- [CHALLENGE] Nothing after the line with "import plotly.graph_objects as go" belongs in the copy; extract the lines below from the top through that line, pictures left out.
------------
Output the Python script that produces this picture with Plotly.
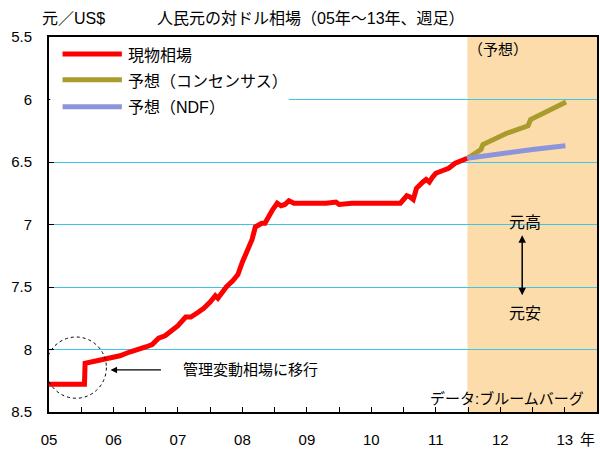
import plotly.graph_objects as go

# ---- data (decimal years, CNY per USD) ----
spot_x = [2005.0, 2005.55, 2005.56, 2005.75, 2005.95, 2006.1, 2006.25, 2006.4, 2006.5, 2006.6,
          2006.7, 2006.8, 2006.9, 2007.0, 2007.12, 2007.2, 2007.32, 2007.4, 2007.5, 2007.58,
          2007.62, 2007.68, 2007.75, 2007.85, 2007.93, 2008.0, 2008.09, 2008.15, 2008.2, 2008.3,
          2008.35, 2008.4, 2008.47, 2008.54, 2008.6, 2008.66, 2008.72, 2008.8, 2008.9, 2008.95,
          2009.1, 2009.3, 2009.45, 2009.5, 2009.7, 2009.9, 2010.1, 2010.3, 2010.45, 2010.5,
          2010.55, 2010.6, 2010.65, 2010.7, 2010.75, 2010.8, 2010.85, 2010.9, 2010.95, 2011.0,
          2011.1, 2011.2, 2011.3, 2011.42, 2011.49]
spot_y = [8.277, 8.277, 8.11, 8.09, 8.07, 8.05, 8.02, 8.00, 7.98, 7.96,
          7.91, 7.89, 7.85, 7.81, 7.74, 7.74, 7.70, 7.67, 7.62, 7.57,
          7.59, 7.54, 7.50, 7.45, 7.40, 7.30, 7.18, 7.12, 7.02, 6.99,
          6.99, 6.94, 6.88, 6.83, 6.85, 6.84, 6.81, 6.83, 6.83, 6.84,
          6.83, 6.83, 6.82, 6.84, 6.83, 6.83, 6.83, 6.83, 6.83, 6.80,
          6.77, 6.78, 6.80, 6.71, 6.68, 6.66, 6.64, 6.66, 6.62, 6.59,
          6.57, 6.55, 6.51, 6.49, 6.47]

cons_x = [2011.49, 2011.70, 2011.73, 2012.05, 2012.1, 2012.43, 2012.47, 2013.02]
cons_y = [6.47, 6.40, 6.36, 6.29, 6.27, 6.21, 6.16, 6.02]

ndf_x = [2011.49, 2012.0, 2012.5, 2013.01]
ndf_y = [6.47, 6.43, 6.40, 6.37]

series_names = ["現物相場", "予想（コンセンサス）", "予想（NDF）"]
series_colors = ["#FF0000", "#A99C2C", "#8C95DC"]

x_tickvals = [2005 + 0.5 * i for i in range(18)]
x_ticktext = ["05", "", "06", "", "07", "", "08", "", "09", "", "10", "", "11", "", "12", "", "13", ""]
y_tickvals = [5.5, 6, 6.5, 7, 7.5, 8, 8.5]
y_ticktext = ["5.5", "6", "6.5", "7", "7.5", "8", "8.5"]

forecast_start = 2011.49
x_end = 2013.5

FONT = "Liberation Sans, Arial, Noto Sans CJK JP"

fig = go.Figure()
for xs, ys, nm, col, w in [(spot_x, spot_y, series_names[0], series_colors[0], 5),
                           (cons_x, cons_y, series_names[1], series_colors[1], 5),
                           (ndf_x, ndf_y, series_names[2], series_colors[2], 5)]:
    fig.add_trace(go.Scatter(x=xs, y=ys, mode="lines", name=nm,
                             line=dict(color=col, width=w), showlegend=False))

shapes = [
    dict(type="rect", xref="x", yref="paper", x0=forecast_start, x1=x_end, y0=0, y1=1,
         fillcolor="#FDDCAC", line=dict(width=0), layer="below"),
    # legend background
    dict(type="rect", xref="x", yref="y", x0=2005.02, x1=2008.72, y0=5.52, y1=6.13,
         fillcolor="white", line=dict(width=0), layer="above"),
    dict(type="circle", xref="x", yref="y", x0=2004.95, x1=2005.89, y0=7.90, y1=8.39,
         line=dict(color="black", width=1, dash="dot")),
]
leg_y = [5.635, 5.842, 6.057]
anns = []
for nm, col, yy in zip(series_names, series_colors, leg_y):
    shapes.append(dict(type="line", xref="x", yref="y", x0=2005.21, x1=2006.13, y0=yy, y1=yy,
                       line=dict(color=col, width=5), layer="above"))
    anns.append(dict(x=2006.19, y=yy + 0.01, xref="x", yref="y", text=nm, showarrow=False,
                     xanchor="left", font=dict(size=16)))

anns += [
    dict(x=2005.955, y=8.163, ax=2006.76, ay=8.163, xref="x", yref="y", axref="x", ayref="y",
         text="", showarrow=True, arrowhead=2, arrowsize=1, arrowwidth=1.3, arrowcolor="black"),
    dict(x=2007.05, y=8.163, xref="x", yref="y", text="管理変動相場に移行", showarrow=False,
         xanchor="left", font=dict(size=15)),
    dict(x=2013.33, y=8.39, xref="x", yref="y", text="データ:ブルームバーグ", showarrow=False,
         xanchor="right", font=dict(size=15)),
    dict(x=2011.47, y=5.60, xref="x", yref="y", text="（予想）", showarrow=False,
         xanchor="left", font=dict(size=15)),
    dict(x=2012.39, y=6.98, xref="x", yref="y", text="元高", showarrow=False, font=dict(size=16)),
    dict(x=2012.39, y=7.71, xref="x", yref="y", text="元安", showarrow=False, font=dict(size=16)),
    dict(x=2012.34, y=7.566, ax=2012.34, ay=7.073, xref="x", yref="y", axref="x", ayref="y",
         text="", showarrow=True, arrowhead=2, startarrowhead=2, arrowside="end+start",
         arrowsize=1, arrowwidth=1.5, arrowcolor="black"),
    dict(x=0, y=1, xref="paper", yref="paper", text="元／US$", showarrow=False,
         xanchor="left", yanchor="middle", xshift=-9, yshift=19, font=dict(size=16)),
    dict(x=0, y=1, xref="paper", yref="paper", text="人民元の対ドル相場（05年～13年、週足）",
         showarrow=False, xanchor="left", yanchor="middle", xshift=106, yshift=19,
         font=dict(size=16)),
    dict(x=1, y=0, xref="paper", yref="paper", text="年", showarrow=False,
         xanchor="right", yanchor="middle", yshift=-27, font=dict(size=15)),
]

fig.update_layout(
    width=600, height=449,
    margin=dict(l=49, r=1, t=37, b=35),
    paper_bgcolor="white", plot_bgcolor="white",
    font=dict(family=FONT, size=15, color="black"),
    showlegend=False,
    shapes=shapes, annotations=anns,
    xaxis=dict(range=[2005, x_end], tickvals=x_tickvals, ticktext=x_ticktext,
               ticks="inside", ticklen=5, tickcolor="black", showgrid=False,
               showline=True, linecolor="black", linewidth=2, mirror=True,
               ticklabelstandoff=13, tickfont=dict(size=15), zeroline=False),
    yaxis=dict(range=[8.5, 5.5], tickvals=y_tickvals, ticktext=y_ticktext,
               ticks="inside", ticklen=5, tickcolor="black", showgrid=True,
               gridcolor="#3FC3E6", gridwidth=1,
               showline=True, linecolor="black", linewidth=2, mirror=True,
               ticklabelstandoff=12, tickfont=dict(size=15), zeroline=False),
)

fig.write_html("out.html", config={"displayModeBar": False},
               post_script="document.body.style.margin='0px';document.body.style.overflow='hidden';")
------------
- [WRITTEN ANSWER]
Output the Python script that produces this picture with Plotly.
import plotly.graph_objects as go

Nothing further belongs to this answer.